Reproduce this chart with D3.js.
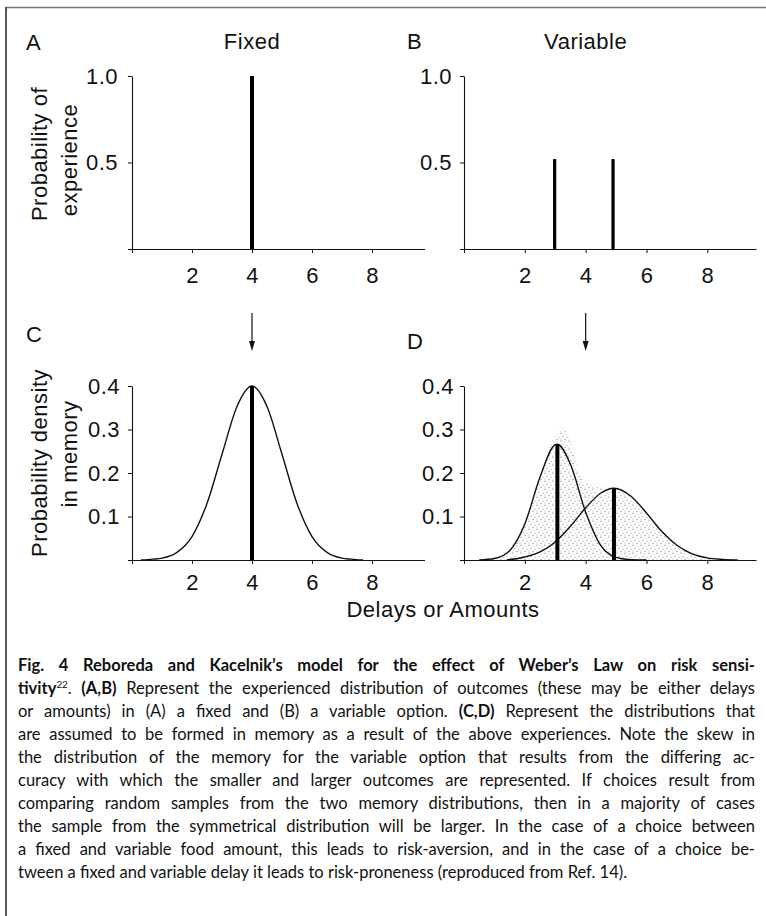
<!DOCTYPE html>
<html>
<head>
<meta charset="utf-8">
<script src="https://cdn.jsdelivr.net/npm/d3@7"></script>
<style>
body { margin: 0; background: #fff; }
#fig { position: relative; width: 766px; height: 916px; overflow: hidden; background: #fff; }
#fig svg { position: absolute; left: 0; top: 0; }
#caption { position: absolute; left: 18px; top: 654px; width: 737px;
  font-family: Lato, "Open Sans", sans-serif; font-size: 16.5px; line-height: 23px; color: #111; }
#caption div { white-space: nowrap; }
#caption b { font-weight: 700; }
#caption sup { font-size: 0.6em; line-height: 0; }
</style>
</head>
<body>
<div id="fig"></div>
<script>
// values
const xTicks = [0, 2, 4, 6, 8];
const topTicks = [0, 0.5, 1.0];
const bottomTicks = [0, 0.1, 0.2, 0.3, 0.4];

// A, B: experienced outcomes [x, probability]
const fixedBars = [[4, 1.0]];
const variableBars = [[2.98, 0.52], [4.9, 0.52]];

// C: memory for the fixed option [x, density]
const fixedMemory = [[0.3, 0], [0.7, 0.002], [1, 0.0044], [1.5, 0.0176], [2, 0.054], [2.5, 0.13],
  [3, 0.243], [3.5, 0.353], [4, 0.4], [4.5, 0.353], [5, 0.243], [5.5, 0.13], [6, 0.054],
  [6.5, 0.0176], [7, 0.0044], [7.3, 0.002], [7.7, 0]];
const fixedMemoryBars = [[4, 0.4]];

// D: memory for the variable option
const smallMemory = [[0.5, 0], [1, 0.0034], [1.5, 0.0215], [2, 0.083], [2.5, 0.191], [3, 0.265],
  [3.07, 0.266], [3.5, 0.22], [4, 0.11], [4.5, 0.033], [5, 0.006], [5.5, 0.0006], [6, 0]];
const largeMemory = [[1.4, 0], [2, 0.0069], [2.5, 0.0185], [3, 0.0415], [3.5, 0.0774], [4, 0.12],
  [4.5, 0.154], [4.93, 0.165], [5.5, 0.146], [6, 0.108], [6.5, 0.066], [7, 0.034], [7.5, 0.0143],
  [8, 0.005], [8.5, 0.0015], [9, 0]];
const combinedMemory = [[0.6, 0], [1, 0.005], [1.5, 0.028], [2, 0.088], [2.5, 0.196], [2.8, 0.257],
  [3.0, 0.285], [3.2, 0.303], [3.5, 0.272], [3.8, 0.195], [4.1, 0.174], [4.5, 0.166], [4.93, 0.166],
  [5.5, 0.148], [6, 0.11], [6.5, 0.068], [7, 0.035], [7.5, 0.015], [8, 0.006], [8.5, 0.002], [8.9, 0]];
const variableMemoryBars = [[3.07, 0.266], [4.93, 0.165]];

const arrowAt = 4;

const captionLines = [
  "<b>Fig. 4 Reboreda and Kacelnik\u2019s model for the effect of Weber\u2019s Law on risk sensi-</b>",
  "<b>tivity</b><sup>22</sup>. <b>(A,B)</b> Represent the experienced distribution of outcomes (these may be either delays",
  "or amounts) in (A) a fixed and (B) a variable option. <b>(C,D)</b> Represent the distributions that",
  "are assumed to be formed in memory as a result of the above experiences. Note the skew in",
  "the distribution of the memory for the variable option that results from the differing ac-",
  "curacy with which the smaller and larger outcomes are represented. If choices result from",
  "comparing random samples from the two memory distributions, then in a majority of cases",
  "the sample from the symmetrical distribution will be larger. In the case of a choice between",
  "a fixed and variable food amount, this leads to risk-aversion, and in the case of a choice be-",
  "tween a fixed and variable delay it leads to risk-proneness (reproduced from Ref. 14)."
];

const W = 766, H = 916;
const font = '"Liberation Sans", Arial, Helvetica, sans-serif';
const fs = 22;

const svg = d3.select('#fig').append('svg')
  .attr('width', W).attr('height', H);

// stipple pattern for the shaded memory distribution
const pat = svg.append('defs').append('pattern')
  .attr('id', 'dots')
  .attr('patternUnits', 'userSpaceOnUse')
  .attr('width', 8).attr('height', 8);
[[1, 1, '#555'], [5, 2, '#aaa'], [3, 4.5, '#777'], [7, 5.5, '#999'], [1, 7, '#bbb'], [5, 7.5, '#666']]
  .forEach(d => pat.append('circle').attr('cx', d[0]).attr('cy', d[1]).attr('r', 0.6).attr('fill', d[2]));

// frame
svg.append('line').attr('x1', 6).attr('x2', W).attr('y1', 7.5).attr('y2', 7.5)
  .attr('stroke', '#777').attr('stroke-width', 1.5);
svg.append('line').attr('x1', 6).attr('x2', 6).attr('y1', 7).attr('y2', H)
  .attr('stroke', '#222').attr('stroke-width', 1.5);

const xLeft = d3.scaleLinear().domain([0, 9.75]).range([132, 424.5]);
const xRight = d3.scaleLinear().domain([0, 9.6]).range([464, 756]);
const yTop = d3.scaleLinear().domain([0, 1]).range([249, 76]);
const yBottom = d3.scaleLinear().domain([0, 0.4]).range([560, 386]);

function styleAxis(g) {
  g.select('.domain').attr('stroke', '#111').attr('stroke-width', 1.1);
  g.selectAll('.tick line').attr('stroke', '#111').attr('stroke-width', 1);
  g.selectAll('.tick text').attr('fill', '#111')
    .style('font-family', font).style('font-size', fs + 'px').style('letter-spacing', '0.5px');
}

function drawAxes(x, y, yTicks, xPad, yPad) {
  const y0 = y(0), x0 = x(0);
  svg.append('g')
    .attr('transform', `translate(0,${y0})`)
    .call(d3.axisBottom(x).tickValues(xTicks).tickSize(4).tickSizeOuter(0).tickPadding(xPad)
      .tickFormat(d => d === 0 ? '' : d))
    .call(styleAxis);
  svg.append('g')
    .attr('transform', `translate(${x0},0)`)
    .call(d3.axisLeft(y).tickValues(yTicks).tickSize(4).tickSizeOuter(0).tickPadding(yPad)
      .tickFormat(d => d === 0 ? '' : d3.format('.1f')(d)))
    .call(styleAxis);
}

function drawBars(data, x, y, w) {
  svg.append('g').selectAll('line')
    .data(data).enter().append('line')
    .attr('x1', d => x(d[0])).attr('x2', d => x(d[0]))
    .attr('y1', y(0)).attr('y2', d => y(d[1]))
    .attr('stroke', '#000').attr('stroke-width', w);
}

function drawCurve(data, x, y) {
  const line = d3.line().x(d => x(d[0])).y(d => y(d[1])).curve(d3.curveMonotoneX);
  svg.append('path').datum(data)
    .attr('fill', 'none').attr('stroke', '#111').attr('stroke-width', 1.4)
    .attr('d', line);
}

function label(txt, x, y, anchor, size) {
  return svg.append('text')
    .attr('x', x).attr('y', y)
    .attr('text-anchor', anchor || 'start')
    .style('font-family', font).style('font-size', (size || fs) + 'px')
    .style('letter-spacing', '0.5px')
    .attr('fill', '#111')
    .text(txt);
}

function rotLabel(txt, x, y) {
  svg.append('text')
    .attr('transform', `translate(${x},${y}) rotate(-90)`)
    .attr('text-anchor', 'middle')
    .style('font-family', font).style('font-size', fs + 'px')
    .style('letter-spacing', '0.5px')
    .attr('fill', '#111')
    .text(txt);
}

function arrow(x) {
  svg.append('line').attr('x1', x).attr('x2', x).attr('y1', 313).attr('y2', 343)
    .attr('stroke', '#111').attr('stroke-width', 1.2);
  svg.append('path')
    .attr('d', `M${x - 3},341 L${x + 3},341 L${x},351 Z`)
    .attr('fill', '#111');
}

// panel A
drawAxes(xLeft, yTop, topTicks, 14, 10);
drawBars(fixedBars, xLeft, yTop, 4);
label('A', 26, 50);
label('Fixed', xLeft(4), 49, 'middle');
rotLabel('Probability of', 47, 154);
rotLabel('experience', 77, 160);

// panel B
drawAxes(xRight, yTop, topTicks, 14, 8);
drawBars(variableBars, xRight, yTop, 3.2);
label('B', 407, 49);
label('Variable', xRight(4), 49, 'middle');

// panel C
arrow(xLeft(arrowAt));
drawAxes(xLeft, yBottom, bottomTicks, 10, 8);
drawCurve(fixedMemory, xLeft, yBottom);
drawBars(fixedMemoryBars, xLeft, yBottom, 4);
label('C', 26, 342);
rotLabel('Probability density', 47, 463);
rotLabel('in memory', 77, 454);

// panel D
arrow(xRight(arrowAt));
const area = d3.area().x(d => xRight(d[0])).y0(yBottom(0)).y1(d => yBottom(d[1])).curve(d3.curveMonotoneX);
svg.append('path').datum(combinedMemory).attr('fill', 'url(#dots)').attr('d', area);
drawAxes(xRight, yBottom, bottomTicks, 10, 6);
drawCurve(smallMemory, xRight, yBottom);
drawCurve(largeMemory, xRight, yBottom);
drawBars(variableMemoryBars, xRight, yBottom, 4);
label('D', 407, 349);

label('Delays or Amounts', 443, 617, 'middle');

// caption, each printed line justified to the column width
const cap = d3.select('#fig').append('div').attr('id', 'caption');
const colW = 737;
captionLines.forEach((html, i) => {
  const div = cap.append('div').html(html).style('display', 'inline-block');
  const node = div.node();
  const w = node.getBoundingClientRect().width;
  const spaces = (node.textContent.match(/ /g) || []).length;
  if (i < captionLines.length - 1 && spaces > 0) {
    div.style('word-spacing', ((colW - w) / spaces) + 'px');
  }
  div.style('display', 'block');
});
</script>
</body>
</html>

------------------------

**Given instruction**
From the data above, pick out each line containing "with" and copy it.

**Task result**
Reproduce this chart with D3.js.
  "curacy with which the smaller and larger outcomes are represented. If choices result from",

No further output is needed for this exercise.